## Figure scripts
·····
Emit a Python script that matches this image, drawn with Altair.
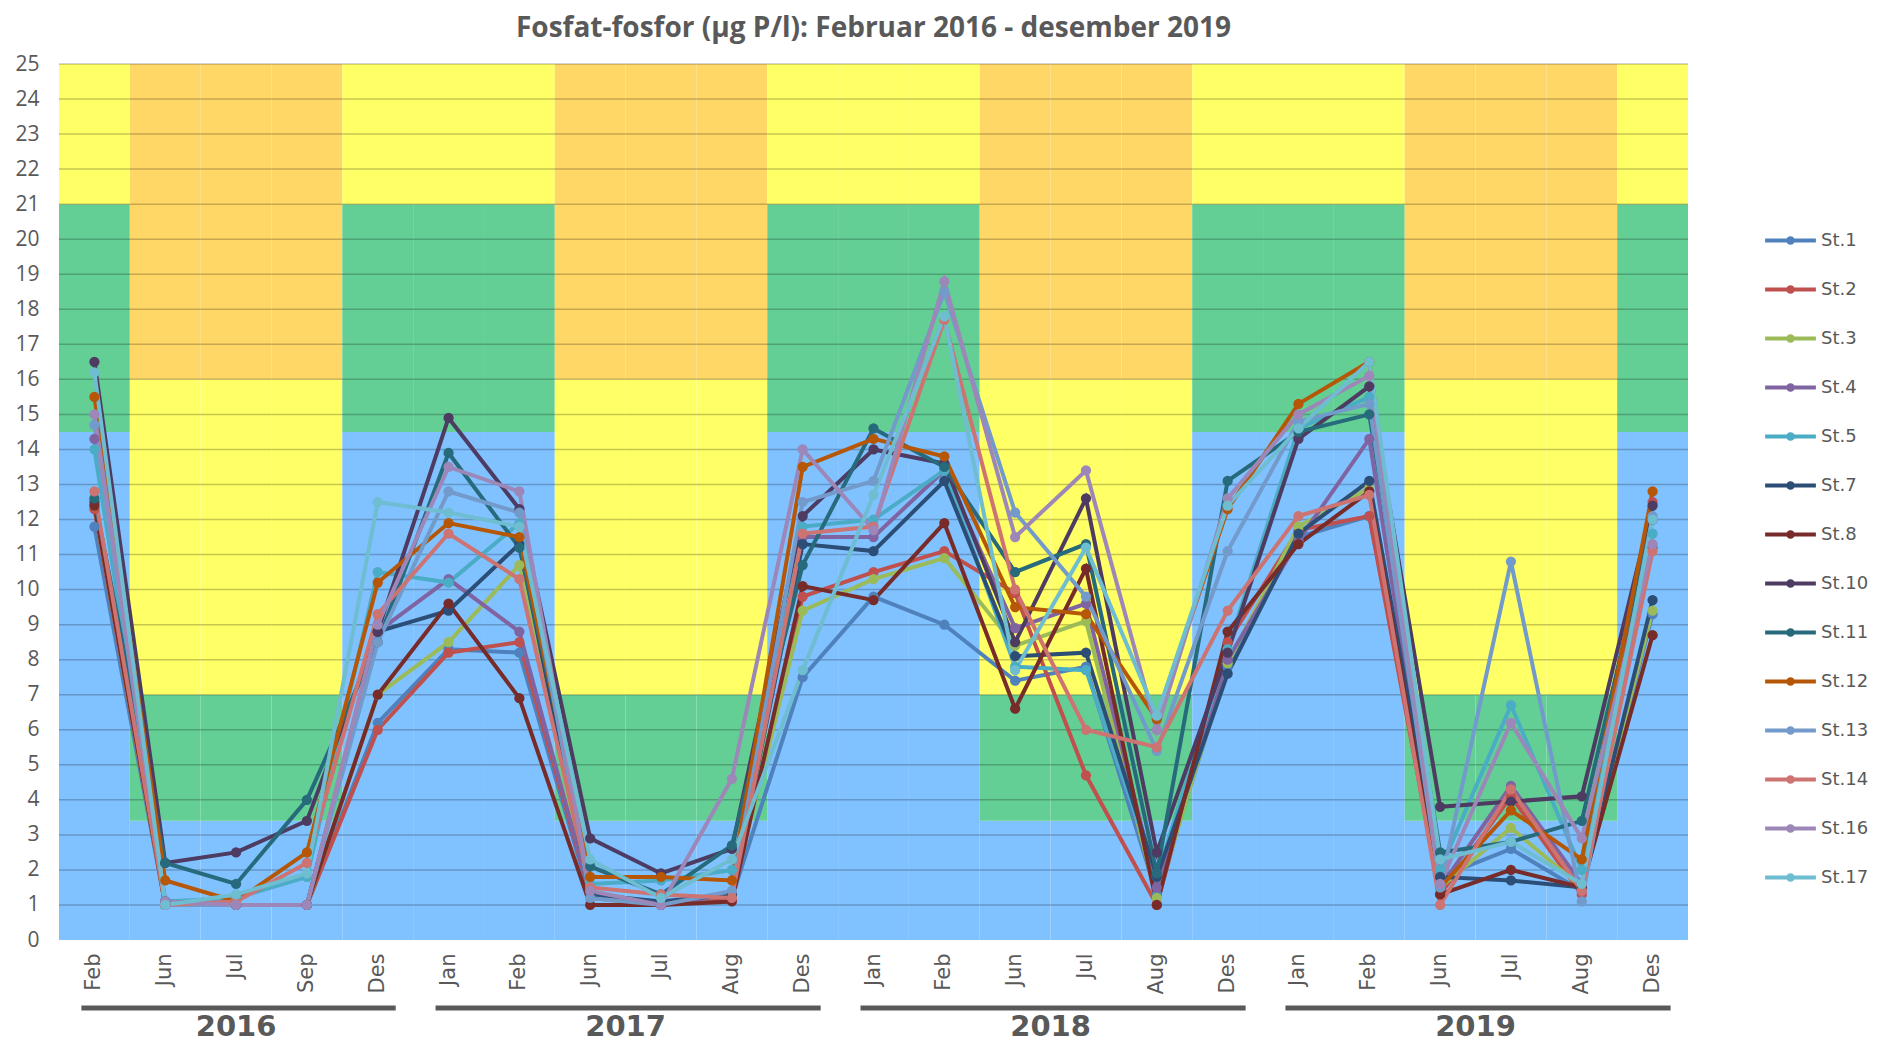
import altair as alt
import pandas as pd

# ---------------- data ----------------
years = ["2016", "2017", "2018", "2019"]
months_by_year = [
    ["Feb", "Jun", "Jul", "Sep", "Des"],
    ["Jan", "Feb", "Jun", "Jul", "Aug", "Des"],
    ["Jan", "Feb", "Jun", "Jul", "Aug", "Des"],
    ["Jan", "Feb", "Jun", "Jul", "Aug", "Des"],
]
stations = ["St.1", "St.2", "St.3", "St.4", "St.5", "St.7", "St.8",
            "St.10", "St.11", "St.12", "St.13", "St.14", "St.16", "St.17"]
colors = ["#4F81BD", "#C0504D", "#9BBB59", "#8064A2", "#4BACC6", "#2C4D75", "#772C2A",
          "#4D3B62", "#276A7C", "#B65708", "#729ACA", "#CD7371", "#9C87B8", "#6EBDD1"]

st1  = [11.8, 1.0, 1.0, 1.0, 6.2, 8.3, 8.2, 1.2, 1.0, 1.2, 7.5, 9.8, 9.0, 7.4, 7.8, 1.3, 7.8, 11.5, 12.1, 1.8, 2.6, 1.4, 9.3]
st2  = [12.3, 1.0, 1.0, 1.0, 6.0, 8.2, 8.5, 1.3, 1.0, 1.2, 9.8, 10.5, 11.1, 9.9, 4.7, 1.0, 8.5, 11.7, 12.1, 1.3, 4.1, 1.3, 12.5]
st3  = [12.4, 1.0, 1.0, 1.0, 7.0, 8.5, 10.7, 1.2, 1.0, 1.3, 9.4, 10.3, 10.9, 8.4, 9.1, 1.2, 7.9, 11.8, 12.9, 1.5, 3.2, 1.5, 9.4]
st4  = [14.3, 1.0, 1.0, 1.0, 8.8, 10.3, 8.8, 1.3, 1.0, 1.3, 11.5, 11.5, 13.4, 8.9, 9.6, 1.5, 8.0, 11.4, 14.3, 1.5, 4.4, 1.6, 11.2]
st5  = [14.0, 1.1, 1.2, 1.8, 10.5, 10.2, 11.9, 1.6, 1.7, 2.0, 11.8, 12.0, 13.4, 7.8, 7.7, 1.8, 8.3, 14.6, 15.5, 2.0, 6.7, 2.0, 11.6]
st7  = [12.5, 1.1, 1.0, 1.0, 8.8, 9.4, 11.3, 1.3, 1.1, 1.3, 11.3, 11.1, 13.1, 8.1, 8.2, 1.8, 7.6, 11.6, 13.1, 1.8, 1.7, 1.5, 9.7]
st8  = [12.4, 1.0, 1.0, 1.0, 7.0, 9.6, 6.9, 1.0, 1.0, 1.1, 10.1, 9.7, 11.9, 6.6, 10.6, 1.0, 8.8, 11.3, 12.8, 1.3, 2.0, 1.5, 8.7]
st10 = [16.5, 2.2, 2.5, 3.4, 8.8, 14.9, 12.3, 2.9, 1.9, 2.6, 12.1, 14.0, 13.6, 8.5, 12.6, 2.5, 8.2, 14.3, 15.8, 3.8, 3.95, 4.1, 12.4]
st11 = [12.6, 2.2, 1.6, 4.0, 8.5, 13.9, 11.2, 2.1, 1.3, 2.7, 10.7, 14.6, 13.5, 10.5, 11.3, 1.9, 13.1, 14.5, 15.0, 2.5, 2.8, 3.4, 12.0]
st12 = [15.5, 1.7, 1.1, 2.5, 10.2, 11.9, 11.5, 1.8, 1.8, 1.7, 13.5, 14.3, 13.8, 9.5, 9.3, 6.3, 12.3, 15.3, 16.5, 1.5, 3.7, 2.3, 12.8]
st13 = [14.7, 1.0, 1.0, 1.0, 8.5, 12.8, 12.2, 1.2, 1.0, 1.4, 12.5, 13.1, 18.5, 12.2, 9.8, 5.4, 11.1, 14.8, 15.3, 1.5, 10.8, 1.1, 12.1]
st14 = [12.8, 1.0, 1.1, 2.2, 9.3, 11.6, 10.3, 1.5, 1.3, 1.2, 11.6, 11.8, 17.7, 10.0, 6.0, 5.5, 9.4, 12.1, 12.7, 1.0, 4.3, 1.4, 11.1]
st16 = [15.0, 1.1, 1.0, 1.0, 9.0, 13.5, 12.8, 1.4, 1.0, 4.6, 14.0, 11.7, 18.8, 11.5, 13.4, 6.0, 12.6, 15.0, 16.1, 1.6, 6.2, 2.9, 11.3]
st17 = [16.2, 1.0, 1.3, 1.9, 12.5, 12.2, 11.8, 2.3, 1.2, 2.3, 7.7, 12.7, 17.8, 7.7, 11.2, 6.4, 12.4, 14.6, 16.5, 2.3, 2.8, 1.6, 12.0]
series = [st1, st2, st3, st4, st5, st7, st8, st10, st11, st12, st13, st14, st16, st17]

# class limits (µg P/l) for winter (Des-Feb) and summer (Jun-Aug/Sep)
winter_limits = [0, 14.5, 21, 25]
winter_colors = ["#80C1FF", "#63CF95", "#FFFF66"]
summer_limits = [0, 3.4, 7, 16, 25]
summer_colors = ["#80C1FF", "#63CF95", "#FFFF66", "#FFD766"]
winter_months = ["Des", "Jan", "Feb"]

grid_levels = list(range(1, 26))
y_ticks = list(range(0, 26))
title_text = "Fosfat-fosfor (µg P/l): Februar 2016 - desember 2019"

# ---------------- tables ----------------
keys = []
for y, ms in zip(years, months_by_year):
    for m in ms:
        keys.append(f"{y}-{m}")

long_rows = []
for st, vals in zip(stations, series):
    for k, v in zip(keys, vals):
        long_rows.append({"cat": k, "station": st, "value": v})
df = pd.DataFrame(long_rows)

band_rows = []
for k in keys:
    m = k.split("-")[1]
    if m in winter_months:
        lims, cols = winter_limits, winter_colors
    else:
        lims, cols = summer_limits, summer_colors
    for i in range(len(cols)):
        band_rows.append({"cat": k, "lo": lims[i], "hi": lims[i + 1], "col": cols[i]})
bands = pd.DataFrame(band_rows)

grid_df = pd.DataFrame({"level": grid_levels})

year_rows = []
for y, ms in zip(years, months_by_year):
    year_rows.append({"year": y, "first": f"{y}-{ms[0]}", "last": f"{y}-{ms[-1]}",
                      "mid": f"{y}-Jul", "odd": len(ms) % 2 == 1})
years_df = pd.DataFrame(year_rows)

W, H = 1629, 876
grey = "#595959"

xscale = alt.Scale(domain=keys, paddingInner=0, paddingOuter=0)
yscale = alt.Scale(domain=[0, 25], nice=False, zero=True)

xaxis = alt.Axis(labelExpr="split(datum.label, '-')[1]", labelAngle=270,
                 labelFont="DejaVu Sans", labelFontSize=21, labelColor=grey,
                 ticks=False, domain=False, grid=False, labelPadding=13, title=None)
yaxis = alt.Axis(values=y_ticks, labelFont="Open Sans", labelFontSize=21, labelColor=grey,
                 labelOverlap=False, ticks=False, domain=False, grid=False,
                 labelPadding=20, title=None)

bg = alt.Chart(bands).mark_rect().encode(
    x=alt.X("cat:N", scale=xscale, sort=keys, axis=xaxis),
    y=alt.Y("lo:Q", scale=yscale, axis=yaxis),
    y2="hi:Q",
    fill=alt.Fill("col:N", scale=None, legend=None),
)

grid = alt.Chart(grid_df).mark_rule(color="#000000", opacity=0.22, strokeWidth=1.5).encode(
    y=alt.Y("level:Q", scale=yscale, axis=yaxis),
    x=alt.value(0), x2=alt.value(W),
)

color_scale = alt.Scale(domain=stations, range=colors)
# line with a dot (dot drawn as a thick-stroked small circle)
sym = "M-1.08,0L1.08,0M-0.1,0A0.1,0.1 0 1,1 0.1,0A0.1,0.1 0 1,1 -0.1,0"
legend = alt.Legend(title=None, orient="none", legendX=1706, legendY=151,
                    symbolType=sym, symbolSize=2209, symbolStrokeWidth=4,
                    labelFont="DejaVu Sans", labelFontSize=18, labelColor=grey,
                    labelOffset=5, rowPadding=13, padding=0)

lines = alt.Chart(df).mark_line(strokeWidth=4).encode(
    x=alt.X("cat:N", scale=xscale, sort=keys, axis=xaxis),
    y=alt.Y("value:Q", scale=yscale, axis=yaxis),
    color=alt.Color("station:N", scale=color_scale, sort=stations, legend=legend),
)

points = alt.Chart(df).mark_circle(size=105, opacity=1).encode(
    x=alt.X("cat:N", scale=xscale, sort=keys, axis=xaxis),
    y=alt.Y("value:Q", scale=yscale, axis=yaxis),
    color=alt.Color("station:N", scale=color_scale, sort=stations, legend=legend),
)

yearbars = alt.Chart(years_df).mark_rule(color=grey, strokeWidth=5, xOffset=-13, x2Offset=18).encode(
    x=alt.X("first:N", scale=xscale, sort=keys, axis=xaxis),
    x2="last:N",
    y=alt.value(944),
)

yeartext_odd = alt.Chart(years_df).transform_filter("datum.odd").mark_text(
    font="DejaVu Sans", fontWeight="bold", fontSize=29, color=grey, baseline="alphabetic"
).encode(
    x=alt.X("mid:N", scale=xscale, sort=keys, axis=xaxis),
    y=alt.value(972),
    text="year:N",
)
yeartext_even = alt.Chart(years_df).transform_filter("!datum.odd").mark_text(
    font="DejaVu Sans", fontWeight="bold", fontSize=29, color=grey, baseline="alphabetic"
).encode(
    x=alt.X("mid:N", scale=xscale, sort=keys, bandPosition=0, axis=xaxis),
    y=alt.value(972),
    text="year:N",
)

title_df = pd.DataFrame({"t": [title_text]})
title = alt.Chart(title_df).mark_text(
    font="Open Sans", fontWeight="bold", fontSize=28, color=grey,
    baseline="alphabetic", align="center"
).encode(x=alt.value(W / 2), y=alt.value(-27), text="t:N")

chart = alt.layer(bg, grid, lines, points, yearbars, yeartext_odd, yeartext_even, title).properties(
    width=W, height=H,
    autosize=alt.AutoSizeParams(type="none"),
    padding={"left": 51, "top": 56, "right": 180, "bottom": 104},
).configure_view(stroke=None)

chart.save("out.html", embed_options={"renderer": "svg", "actions": False})
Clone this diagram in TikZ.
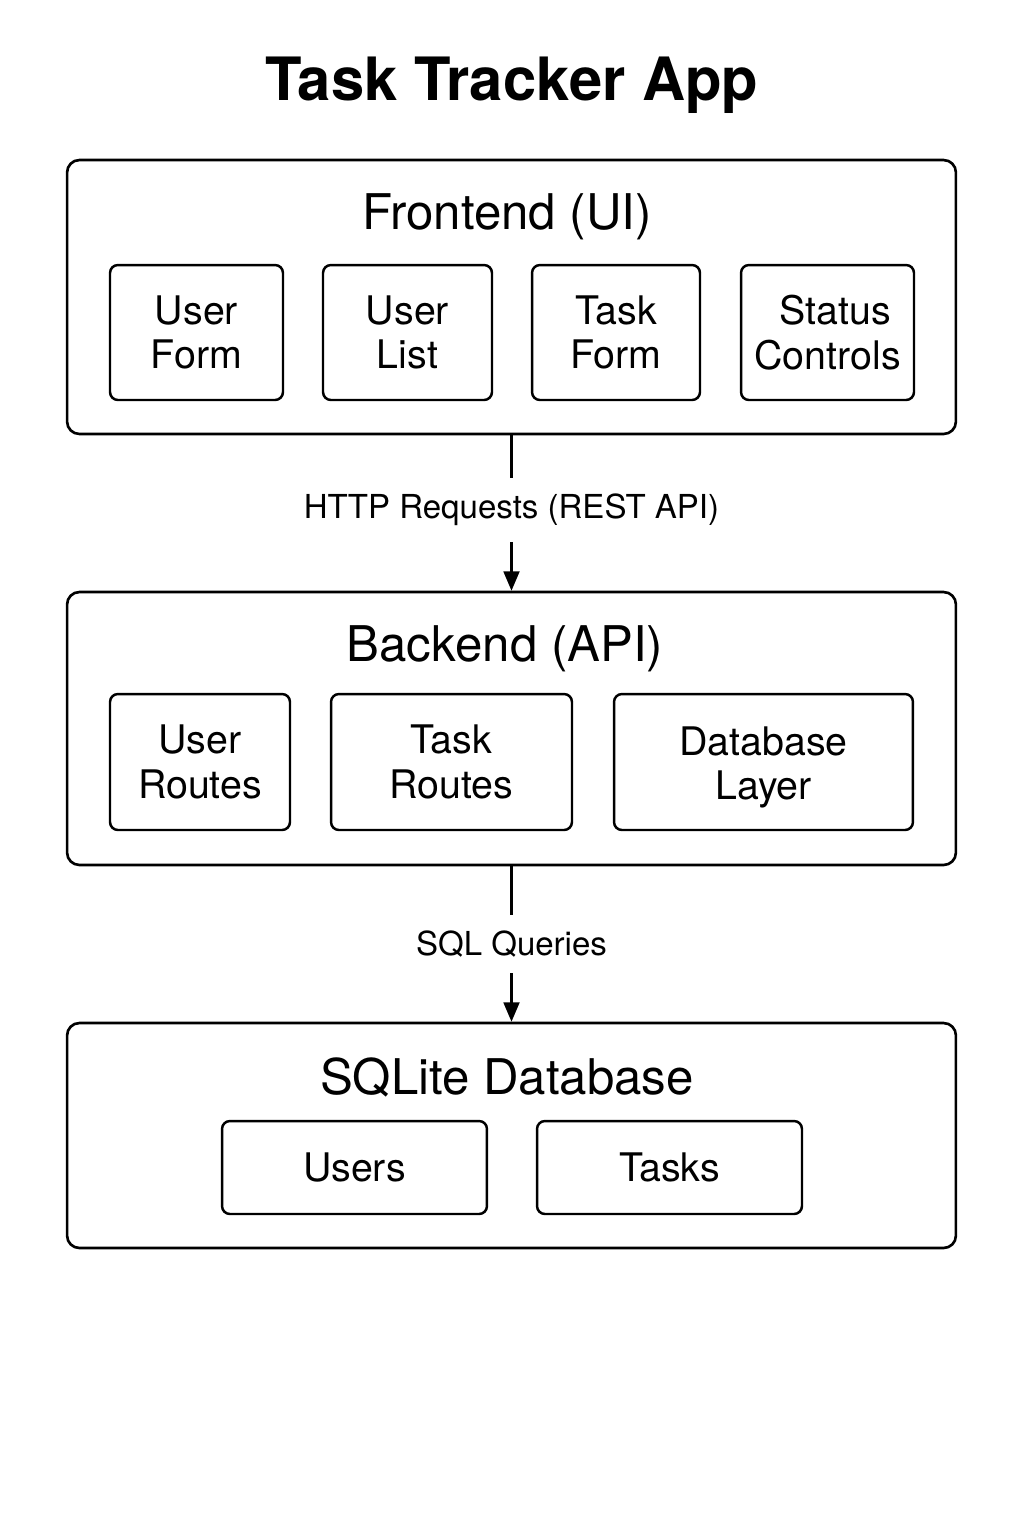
·····
From the data above, copy out every line with the string "this" in it.

Emit a Python script that matches this image, drawn with Altair.
Clone this diagram in TikZ.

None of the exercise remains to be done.